Lectionary Year A
June 23, 2002
Step IV: Context
A. Primitive Christianity
(JFC) Early Christians surely must have had questions similar to ours, re: sin,
baptism, death, Christ's death's significance for them/us, etc. So, we might guess Paul's addressing these subjects in this paragraph and this whole epistle must have gained their appreciation as much as it must have enlightened and inspired them. Colossians 3:3 paraphrases the transformation of life hidden with Christ in God after having died. I Peter 4:1 proclaims that suffering in the flesh finishes having to deal with sin. Paul states in Galatians 3:27, "As many of you as were baptized into Christ have clothed yourselves with Christ", yet another figurative way of trying to make comprehendible what he is saying in our text at hand. See also Galatians 2:19 and 3:26ff. Paul addresses the idea of "newness" of all things that have replaced all that was old for "anyone (who) is in Christ", in II Corinthians 5:17. Verses 15-17 of that chapter speak to these ideas, too. In Mark 10:35-40, when James and John requested seating in privileged positions in Christ's glory, He told them, "You do not know what you are asking. Are you able to be . . . baptized with the baptism that I am baptized with?" Here our Lord seems to be emphasizing more than a request is required for the baptism with Him and/or the living with Him and/or the new life. Colossians 2:12f veritably repeats Romans 6:4, perhaps that most significant of all sentences in this passage. I Peter 1:3 seems to give a little more data, re: the new life; it will have a "living hope through the resurrection of Jesus Christ from the dead". Ephesians 4:22ff say it yet a little differently still, "You were taught to put away your former way of life, your old self, corrupt and deluded by its lusts, and to be renewed by the spirit in your minds, and to clothe yourselves with the new self, created according to the likeness of God in true righteousness and holiness." Acts 13:16fff report, Paul's sermon in the synagogue in Antioch in Pisidia, where, in verse 39 he proclaims, "by this Jesus every one who believes is set free from all those sins from which you could not be freed by the law of Moses." I Peter 3:18 echoes Romans 6:10b. II Corinthians 5:15 also succinctly states what this passage ends by saying, re: Christ's once for all death enables all humans to stop living for themselves/ourselves rather to do so for the risen Christ.

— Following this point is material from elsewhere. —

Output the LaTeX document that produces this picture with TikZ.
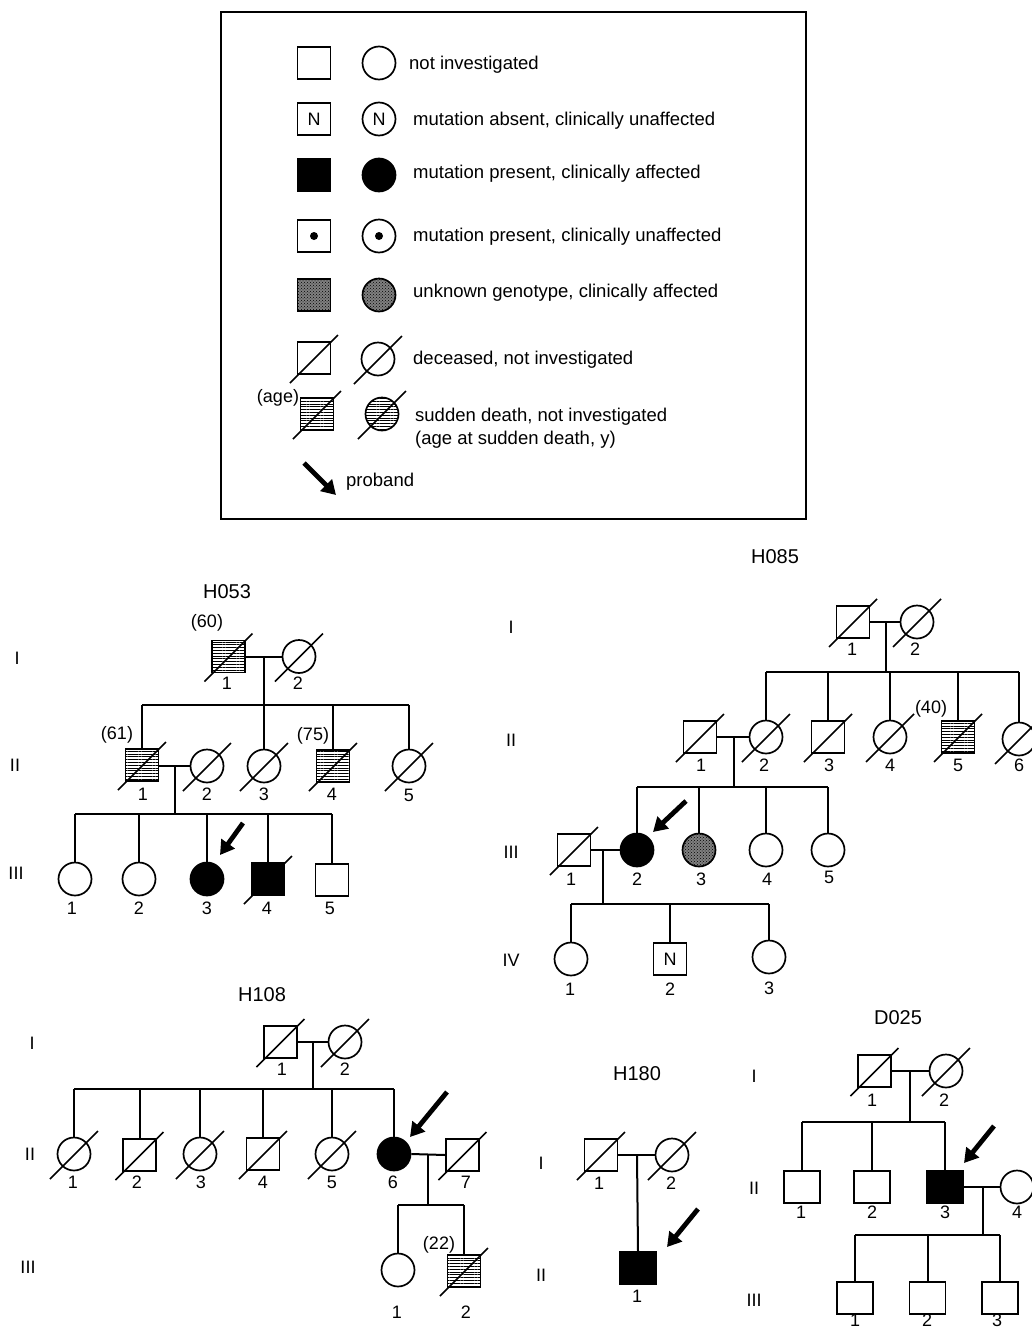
\documentclass[tikz,border=0pt]{standalone}
\usepackage{fontspec}
\setmainfont{Liberation Sans}
\usetikzlibrary{arrows.meta,patterns,patterns.meta}
\tikzset{
 sym/.style={draw, line width=1.7pt, inner sep=0pt, font=\fontsize{18}{18}\selectfont},
 sq/.style={sym, rectangle, minimum width=33pt, minimum height=32pt},
 sqw/.style={sym, rectangle, minimum width=36pt, minimum height=32pt},
 ci/.style={sym, circle, minimum size=33pt},
 aff/.style={fill=black},
 hatch/.style={pattern={Lines[distance=2.8pt,line width=0.8pt]}},
 unk/.style={fill=black!50, postaction={pattern=crosshatch dots}},
 dslash/.style={line width=1.5pt},
 lk/.style={line width=2pt},
 num/.style={font=\fontsize{18}{18}\selectfont, inner sep=0pt},
 ttl/.style={font=\fontsize{20}{20}\selectfont, inner sep=0pt},
 gen/.style={font=\fontsize{18}{18}\selectfont, inner sep=0pt},
 leg/.style={font=\fontsize{18.5}{18.5}\selectfont, inner sep=0pt, anchor=west},
 prob/.style={line width=4.8pt, -{Triangle[length=14pt,width=16pt]}},
}
\begin{document}
\begin{tikzpicture}[x=1pt,y=-1pt]
\useasboundingbox (0,0) rectangle (1032,1328);
% ================= LEGEND =================
\node[draw, line width=1.8pt, minimum width=585pt, minimum height=507pt, inner sep=0pt] (legbox) at (513.5,265.5) {};
\node[sq] (L1s) at (314,63) {};
\node[ci] (L1c) at (379,63) {};
\node[leg] (L1t) at (409,65) {not investigated};
\node[sq] (L2s) at (314,119) {N};
\node[ci] (L2c) at (379,119) {N};
\node[leg] (L2t) at (413,121) {mutation absent, clinically unaffected};
\node[sq,aff] (L3s) at (314,175) {};
\node[ci,aff] (L3c) at (379,175) {};
\node[leg] (L3t) at (413,174) {mutation present, clinically affected};
\node[sq] (L4s) at (314,236) {};
\node[ci] (L4c) at (379,236) {};
\fill (L4s.center) circle (4pt) (L4c.center) circle (4pt);
\node[leg] (L4t) at (413,237) {mutation present, clinically unaffected};
\node[sq,unk] (L5s) at (314,295) {};
\node[ci,unk] (L5c) at (379,295) {};
\node[leg] (L5t) at (413,293) {unknown genotype, clinically affected};
\node[sq] (L6s) at (314,358) {};
\node[ci] (L6c) at (378,359) {};
\node[leg] (L6t) at (413,360) {deceased, not investigated};
\node[num] (L7a) at (278,398) {(age)};
\node[sq,hatch] (L7s) at (317,414) {};
\node[ci,hatch] (L7c) at (382,414) {};
\node[leg] (L7t) at (415,417) {sudden death, not investigated};
\node[leg] (L7u) at (415,440) {(age at sudden death, y)};
\coordinate (L8a) at (304,463);
\coordinate (L8b) at (336,495);
\draw[prob] (L8a) -- (L8b);
\node[leg] (L8t) at (346,482) {proband};
\foreach \n in {L6s,L6c,L7s,L7c} \draw[dslash] (\n.center) +(-24,25) -- +(24,-23);
% ================= H053 =================
\node[ttl] (aT) at (227,592) {H053};
\node[gen] (aG1) at (17,658) {I};
\node[gen] (aG2) at (15,765) {II};
\node[gen] (aG3) at (16,873) {III};
\node[sq,hatch] (a11) at (228.5,656.5) {};
\node[ci] (a12) at (299,656.5) {};
\coordinate (a1m) at (264,656.5);
\coordinate (a2b) at (264,705);
\draw[lk] (a11.east) -- (a12.west);
\draw[lk] (a1m) -- (a2b);
\node[sq,hatch] (a21) at (142,765) {};
\node[ci] (a22) at (207,766) {};
\node[ci] (a23) at (264,766) {};
\node[sq,hatch] (a24) at (333,766) {};
\node[ci] (a25) at (409,766) {};
\draw[lk] (a21.north |- a2b) -- (a25.north |- a2b);
\foreach \c in {a21,a23,a24,a25} \draw[lk] (\c.north |- a2b) -- (\c.north);
\coordinate (a2m) at (175,766);
\coordinate (a3b) at (175,814);
\draw[lk] (a21.east |- a2m) -- (a22.west);
\draw[lk] (a2m) -- (a3b);
\node[ci] (a31) at (75,879) {};
\node[ci] (a32) at (139,879) {};
\node[ci,aff] (a33) at (207,879) {};
\node[sq,aff] (a34) at (268,879) {};
\node[sq] (a35) at (332,880) {};
\draw[lk] (a31.north |- a3b) -- (a35.north |- a3b);
\foreach \c in {a31,a32,a33,a34,a35} \draw[lk] (\c.north |- a3b) -- (\c.north);
\node[num] (aA1) at (207,623) {(60)};
\node[num] (aA2) at (117,735) {(61)};
\node[num] (aA3) at (313,736) {(75)};
\node[num] (an11) at (227,683) {1};
\node[num] (an12) at (298,683) {2};
\node[num] (an21) at (143,794) {1};
\node[num] (an22) at (207,794) {2};
\node[num] (an23) at (264,794) {3};
\node[num] (an24) at (332,794) {4};
\node[num] (an25) at (409,795) {5};
\node[num] (an31) at (72,908) {1};
\node[num] (an32) at (139,908) {2};
\node[num] (an33) at (207,908) {3};
\node[num] (an34) at (267,908) {4};
\node[num] (an35) at (330,908) {5};
\coordinate (aP1) at (243,823);
\coordinate (aP2) at (220,855);
\draw[prob] (aP1) -- (aP2);
\foreach \n in {a11,a12,a21,a22,a23,a24,a25,a34} \draw[dslash] (\n.center) +(-24,25) -- +(24,-23);
% ================= H085 =================
\node[ttl] (bT) at (775,557) {H085};
\node[gen] (bG1) at (511,627) {I};
\node[gen] (bG2) at (511,740) {II};
\node[gen] (bG3) at (511,852) {III};
\node[gen] (bG4) at (511,960) {IV};
\node[sq] (b11) at (853,622) {};
\node[ci] (b12) at (917,622) {};
\coordinate (b1m) at (886,622);
\coordinate (b2b) at (886,672);
\draw[lk] (b11.east) -- (b12.west);
\draw[lk] (b1m) -- (b2b);
\node[sq] (b21) at (700,737) {};
\node[ci] (b22) at (766,737) {};
\node[sq] (b23) at (828,737) {};
\node[ci] (b24) at (890,737) {};
\node[sq,hatch] (b25) at (958,737) {};
\node[ci] (b26) at (1019,739) {};
\draw[lk] (b22.north |- b2b) -- (b26.north |- b2b);
\foreach \c in {b22,b23,b24,b25,b26} \draw[lk] (\c.north |- b2b) -- (\c.north);
\coordinate (b2m) at (734,737);
\coordinate (b3b) at (734,787);
\draw[lk] (b21.east) -- (b22.west);
\draw[lk] (b2m) -- (b3b);
\node[sq] (b31) at (574,850) {};
\node[ci,aff] (b32) at (637,850) {};
\node[ci,unk] (b33) at (699,850) {};
\node[ci] (b34) at (766,850) {};
\node[ci] (b35) at (828,850) {};
\draw[lk] (b32.north |- b3b) -- (b35.north |- b3b);
\foreach \c in {b32,b33,b34,b35} \draw[lk] (\c.north |- b3b) -- (\c.north);
\coordinate (b3m) at (603,850);
\coordinate (b4b) at (603,904);
\draw[lk] (b31.east) -- (b32.west);
\draw[lk] (b3m) -- (b4b);
\node[ci] (b41) at (571,959) {};
\node[sq] (b42) at (670,959) {N};
\node[ci] (b43) at (769,957) {};
\draw[lk] (b41.north |- b4b) -- (b43.north |- b4b);
\foreach \c in {b41,b42,b43} \draw[lk] (\c.north |- b4b) -- (\c.north);
\node[num] (bA1) at (931,709) {(40)};
\node[num] (bn11) at (852,649) {1};
\node[num] (bn12) at (915,649) {2};
\node[num] (bn21) at (701,765) {1};
\node[num] (bn22) at (764,765) {2};
\node[num] (bn23) at (829,765) {3};
\node[num] (bn24) at (890,765) {4};
\node[num] (bn25) at (958,765) {5};
\node[num] (bn26) at (1019,765) {6};
\node[num] (bn31) at (571,879) {1};
\node[num] (bn32) at (637,879) {2};
\node[num] (bn33) at (701,879) {3};
\node[num] (bn34) at (767,879) {4};
\node[num] (bn35) at (829,877) {5};
\node[num] (bn41) at (570,989) {1};
\node[num] (bn42) at (670,989) {2};
\node[num] (bn43) at (769,988) {3};
\coordinate (bP1) at (686,801);
\coordinate (bP2) at (653,832);
\draw[prob] (bP1) -- (bP2);
\foreach \n in {b11,b12,b21,b22,b23,b24,b25,b26,b31} \draw[dslash] (\n.center) +(-24,25) -- +(24,-23);
% ================= H108 =================
\node[ttl] (cT) at (262,995) {H108};
\node[gen] (cG1) at (32,1043) {I};
\node[gen] (cG2) at (30,1154) {II};
\node[gen] (cG3) at (28,1267) {III};
\node[sq] (c11) at (280.5,1042) {};
\node[ci] (c12) at (345,1042) {};
\coordinate (c1m) at (313,1042);
\coordinate (c2b) at (313,1089);
\draw[lk] (c11.east) -- (c12.west);
\draw[lk] (c1m) -- (c2b);
\node[ci] (c21) at (74,1154) {};
\node[sq] (c22) at (139.5,1155) {};
\node[ci] (c23) at (200,1154) {};
\node[sq] (c24) at (263,1154) {};
\node[ci] (c25) at (332,1154) {};
\node[ci,aff] (c26) at (394,1154) {};
\node[sq] (c27) at (462.5,1155) {};
\draw[lk] (c21.north |- c2b) -- (c26.north |- c2b);
\foreach \c in {c21,c22,c23,c24,c25,c26} \draw[lk] (\c.north |- c2b) -- (\c.north);
\coordinate (c2m) at (428,1155);
\coordinate (c3b) at (428,1205);
\draw[lk] (c26.east) -- (c27.west);
\draw[lk] (c2m) -- (c3b);
\node[ci] (c31) at (398,1270) {};
\node[sq,hatch] (c32) at (464,1271) {};
\draw[lk] (c31.north |- c3b) -- (c32.north |- c3b);
\foreach \c in {c31,c32} \draw[lk] (\c.north |- c3b) -- (\c.north);
\node[num] (cA1) at (439,1245) {(22)};
\node[num] (cn11) at (282,1069) {1};
\node[num] (cn12) at (345,1069) {2};
\node[num] (cn21) at (73,1182) {1};
\node[num] (cn22) at (137,1182) {2};
\node[num] (cn23) at (201,1182) {3};
\node[num] (cn24) at (263,1182) {4};
\node[num] (cn25) at (332,1182) {5};
\node[num] (cn26) at (393,1182) {6};
\node[num] (cn27) at (466,1182) {7};
\node[num] (cn31) at (397,1312) {1};
\node[num] (cn32) at (466,1312) {2};
\coordinate (cP1) at (447,1092);
\coordinate (cP2) at (410,1137);
\draw[prob] (cP1) -- (cP2);
\foreach \n in {c11,c12,c21,c22,c23,c24,c25,c27,c32} \draw[dslash] (\n.center) +(-24,25) -- +(24,-23);
% ================= H180 =================
\node[ttl] (dT) at (637,1074) {H180};
\node[gen] (dG1) at (541,1163) {I};
\node[gen] (dG2) at (541,1275) {II};
\node[sq] (d11) at (601,1155) {};
\node[ci] (d12) at (672,1155) {};
\coordinate (d1m) at (637,1155);
\draw[lk] (d11.east) -- (d12.west);
\node[sqw,aff] (d21) at (638,1268) {};
\draw[lk] (d1m) -- (d21.north);
\node[num] (dn11) at (599,1183) {1};
\node[num] (dn12) at (671,1183) {2};
\node[num] (dn21) at (637,1296) {1};
\coordinate (dP1) at (698,1209);
\coordinate (dP2) at (667,1247);
\draw[prob] (dP1) -- (dP2);
\foreach \n in {d11,d12} \draw[dslash] (\n.center) +(-24,25) -- +(24,-23);
% ================= D025 =================
\node[ttl] (eT) at (898,1018) {D025};
\node[gen] (eG1) at (754,1076) {I};
\node[gen] (eG2) at (754,1188) {II};
\node[gen] (eG3) at (754,1300) {III};
\node[sq] (e11) at (874.5,1071) {};
\node[ci] (e12) at (946,1071) {};
\coordinate (e1m) at (910,1071);
\coordinate (e2b) at (910,1122);
\draw[lk] (e11.east) -- (e12.west);
\draw[lk] (e1m) -- (e2b);
\node[sqw] (e21) at (802,1187) {};
\node[sqw] (e22) at (872,1187) {};
\node[sqw,aff] (e23) at (945,1187) {};
\node[ci] (e24) at (1017,1187) {};
\draw[lk] (e21.north |- e2b) -- (e23.north |- e2b);
\foreach \c in {e21,e22,e23} \draw[lk] (\c.north |- e2b) -- (\c.north);
\coordinate (e2m) at (983,1187);
\coordinate (e3b) at (983,1235);
\draw[lk] (e23.east) -- (e24.west);
\draw[lk] (e2m) -- (e3b);
\node[sqw] (e31) at (855,1298) {};
\node[sqw] (e32) at (927.5,1298) {};
\node[sqw] (e33) at (1000,1298) {};
\draw[lk] (e31.north |- e3b) -- (e33.north |- e3b);
\foreach \c in {e31,e32,e33} \draw[lk] (\c.north |- e3b) -- (\c.north);
\node[num] (en11) at (872,1100) {1};
\node[num] (en12) at (944,1100) {2};
\node[num] (en21) at (801,1212) {1};
\node[num] (en22) at (872,1212) {2};
\node[num] (en23) at (945,1212) {3};
\node[num] (en24) at (1017,1212) {4};
\node[num] (en31) at (855,1320) {1};
\node[num] (en32) at (927,1320) {2};
\node[num] (en33) at (997,1320) {3};
\coordinate (eP1) at (994,1126);
\coordinate (eP2) at (964,1163);
\draw[prob] (eP1) -- (eP2);
\foreach \n in {e11,e12} \draw[dslash] (\n.center) +(-24,25) -- +(24,-23);
\end{tikzpicture}
\end{document}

B. Old Testament and Judaism
(JFC) Old Testament people were concerned about life and death, living and dieing
and sinning and getting delivered from sins' blights. As well, they, more than we in our modern, relatively comfortable, convenient and healthy days, had some concerns for what even in their age was called "new life". So, this paragraph in Paul's letter to the Romans would speak their language, the images could communicate some of the mysteries of their concerns to be sure. IV Maccabees asserts that the pietists who rely on religious reason for the mastery of their passions, "like Abraham, Isaac and Jacob, do not die to God, but live to God."
C. Hellenistic World
(JFC) The Hellenists viewed baptism as an initiation-sacrament. They favored group
building and maintaining. Baptism was an inclusivistic celebration, which meant much to these Greeks. They idolized both freedom and especially freedom from physical/bodily constraints. They could imagine that death could be a positive experience at least in that it brings an end to being held by concrete limitations like height, weight, energy level, etc. For them, when the soul gets separated from the body a new style of existence is availed to the ethical righteous even though deceased. So, dying to sin, which the body commits, is highly desirable for these philosophers. And, living a "new life" must be the most desirable of all states of being either in life or in death.